Once you have a bank inside your pocket and can access financial services, the state of play will change greatly across the whole value chain. The trend may take five to 10 years to develop because there’s inertia and players in tier 2 and 3 cities may not embrace it due to trust issues and language barriers. But all those problems will be solved over time.

AH: But the monetary authority has been trying to reduce the number of banks. Encouraging new applications does not really meet that goal. How will this play out?

AN: Even digital banks are discussing this at the moment, with the central bank. The central bank is getting feedback on whether it should have a pure digital bank license. With 107 banks, should 10 pure play digital banks be introduced, making it even more competitive?

The government policy is to reduce the number of banks. There are many reasons, all pointing towards avoiding systemic risk: a difficult to control situation where there is a NPL (non-performing loan) cycle.

To make an industry competitive, you don’t need 100 banks – even 20 will do. My suspicion is we probably will not need digital bank licenses, although I don’t have a firm conviction on this, because of the ever-changing dynamics.

AH: What do you make of players trying to join in the digital banking space by acquiring banks to expand their business?

IK: The biggest difference between a bank and a lender is that the bank can collect assets and facilitate payments between companies and consumers. For a number of P2P companies, the next destination is to either be strategically aligned with, acquire or co-own a bank.

But there are others who believe they have a very strong financing product or lending offering, that can grow even without bank ownership. You can still access a bank’s service without owning one.

What people don’t realize is how difficult it is to run a bank and how strongly regulated the sector is. In Hong Kong, a lot of businesses own digital banks but a majority of them are still trying to find their feet. There will be some consolidation. The dominant strategy for most players will be partnership.

AH: How far behind are homegrown players in Indonesia, when it comes to adoption of AI and machine learning?

AT: We are quite behind. The main issue is the lack of engineering talent. Even in more general engineering roles, we have problems with supply. The lack is even greater when it comes to AI and machine learning. We are five years behind, but the gap can be closed given we are innovating in a very fast moving and dynamic world.

We need to find a way to cross pollinate with other countries. Adopt AI and machine learning in our companies and get their talent to move to Indonesia and help us improve.

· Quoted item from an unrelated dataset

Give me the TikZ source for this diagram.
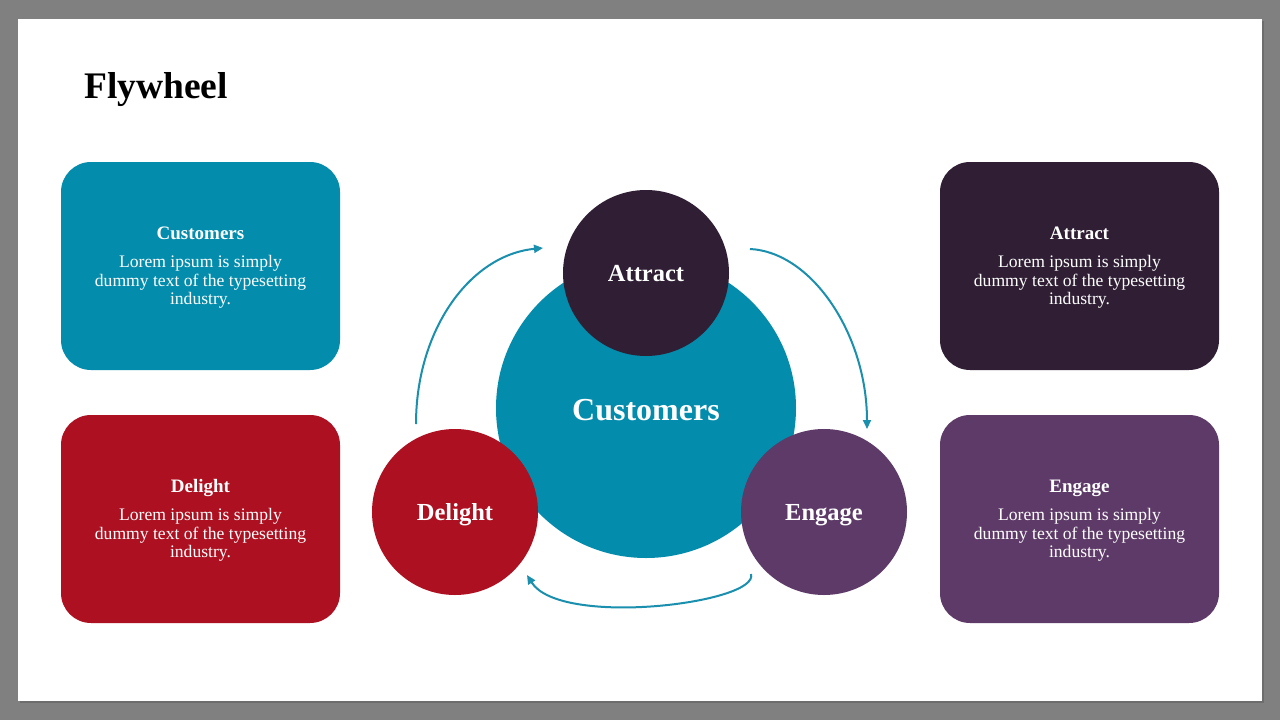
\documentclass[tikz,border=0pt]{standalone}
\usepackage{fontspec}
\setmainfont{Liberation Serif}
\usetikzlibrary{arrows.meta}
\definecolor{bggray}{HTML}{808080}
\definecolor{teal1}{HTML}{038CAC}
\definecolor{red1}{HTML}{AD1020}
\definecolor{dark1}{HTML}{2F1E34}
\definecolor{purp1}{HTML}{5E3A68}
\definecolor{arr1}{HTML}{1A8FAE}
\tikzset{
  cardbox/.style={rounded corners=30pt, draw=none},
  bigcirc/.style={circle, draw=none, inner sep=0pt},
  cardtitle/.style={anchor=base, text=white, font=\bfseries\fontsize{19}{21}\selectfont, inner sep=0pt},
  cardtext/.style={anchor=base, text=white, font=\fontsize{17.6}{19}\selectfont, inner sep=0pt},
  circlabel/.style={anchor=base, text=white, font=\bfseries\fontsize{24.5}{28}\selectfont, inner sep=0pt},
  flow/.style={draw=arr1, line width=2pt, -{Triangle[length=9pt,width=8pt]}}
}
\begin{document}
\begin{tikzpicture}[x=1pt,y=-1pt]
\useasboundingbox (0,0) rectangle (1280,720);
\fill[bggray] (0,0) rectangle (1280,720);
\fill[bggray!85!black] (20,21) rectangle (1264,703);
\fill[white] (18,19) rectangle (1262,701);

% title
\node[anchor=base west, inner sep=0pt, font=\bfseries\fontsize{37.5}{42}\selectfont] (title) at (84,98) {Flywheel};

% cards
\fill[teal1, cardbox] (61,162) rectangle (340,370);
\fill[red1, cardbox] (61,415) rectangle (340,623);
\fill[dark1, cardbox] (940,162) rectangle (1219,370);
\fill[purp1, cardbox] (940,415) rectangle (1219,623);

% card texts: customers
\node[cardtitle] (ct) at (200.5,239) {Customers};
\node[cardtext] (c1) at (200.5,267) {Lorem ipsum is simply};
\node[cardtext] (c2) at (200.5,286) {dummy text of the typesetting};
\node[cardtext] (c3) at (200.5,304.5) {industry.};
% delight
\node[cardtitle] (dt) at (200.5,492) {Delight};
\node[cardtext] (d1) at (200.5,520) {Lorem ipsum is simply};
\node[cardtext] (d2) at (200.5,539) {dummy text of the typesetting};
\node[cardtext] (d3) at (200.5,557.5) {industry.};
% attract
\node[cardtitle] (at) at (1079.5,239) {Attract};
\node[cardtext] (a1) at (1079.5,267) {Lorem ipsum is simply};
\node[cardtext] (a2) at (1079.5,286) {dummy text of the typesetting};
\node[cardtext] (a3) at (1079.5,304.5) {industry.};
% engage
\node[cardtitle] (et) at (1079.5,492) {Engage};
\node[cardtext] (e1) at (1079.5,520) {Lorem ipsum is simply};
\node[cardtext] (e2) at (1079.5,539) {dummy text of the typesetting};
\node[cardtext] (e3) at (1079.5,557.5) {industry.};

% circles
\node[bigcirc, fill=teal1, minimum size=300pt] (cust) at (646,408) {};
\node[bigcirc, fill=dark1, minimum size=166pt] (attr) at (646,273) {};
\node[bigcirc, fill=red1, minimum size=166pt] (deli) at (455,512) {};
\node[bigcirc, fill=purp1, minimum size=166pt] (enga) at (824,512) {};

\node[anchor=base, text=white, inner sep=0pt, font=\bfseries\fontsize{32}{35}\selectfont] (custl) at (646,420) {Customers};
\node[circlabel] (attrl) at (646,281) {Attract};
\node[circlabel] (delil) at (455,520) {Delight};
\node[circlabel] (engal) at (824,520) {Engage};

% arrows
\coordinate (p1s) at (416,424);
\coordinate (p1e) at (543,248);
\coordinate (p2s) at (750,249);
\coordinate (p2e) at (867,429);
\coordinate (p3s) at (751,574);
\coordinate (p3e) at (527,575);
\draw[flow] (p1s) .. controls (416,330) and (470,255) .. (p1e);
\draw[flow] (p2s) .. controls (812,252) and (867,335) .. (p2e);
\draw[flow] (p3s) .. controls (760,603) and (560,628) .. (p3e);
\end{tikzpicture}
\end{document}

SS: Since the beginning, we have invested in a data warehouse. We are only two years old, but try to use data. We onboarded our CTO (Huan Yang) from Grab. He has experience building AI and machine learning systems. For now, we have around 70 people on our backend product team.

IK: We do have AI and use that for our work in Singapore in particular, which has a wonderful database of many financial and non-financial records.

In Indonesia, what we need is not necessarily AI but good product management and an understanding of how to grow. When the problem with customers is that they don’t even have the right structure or format of data, is it AI that that you need or something else?

Sometimes getting all the data reduces turnaround time and doesn’t give us what we need today. Good product management is understanding the pain points of the customer. Being able to grow with that constraint, is what’s really important most of the time.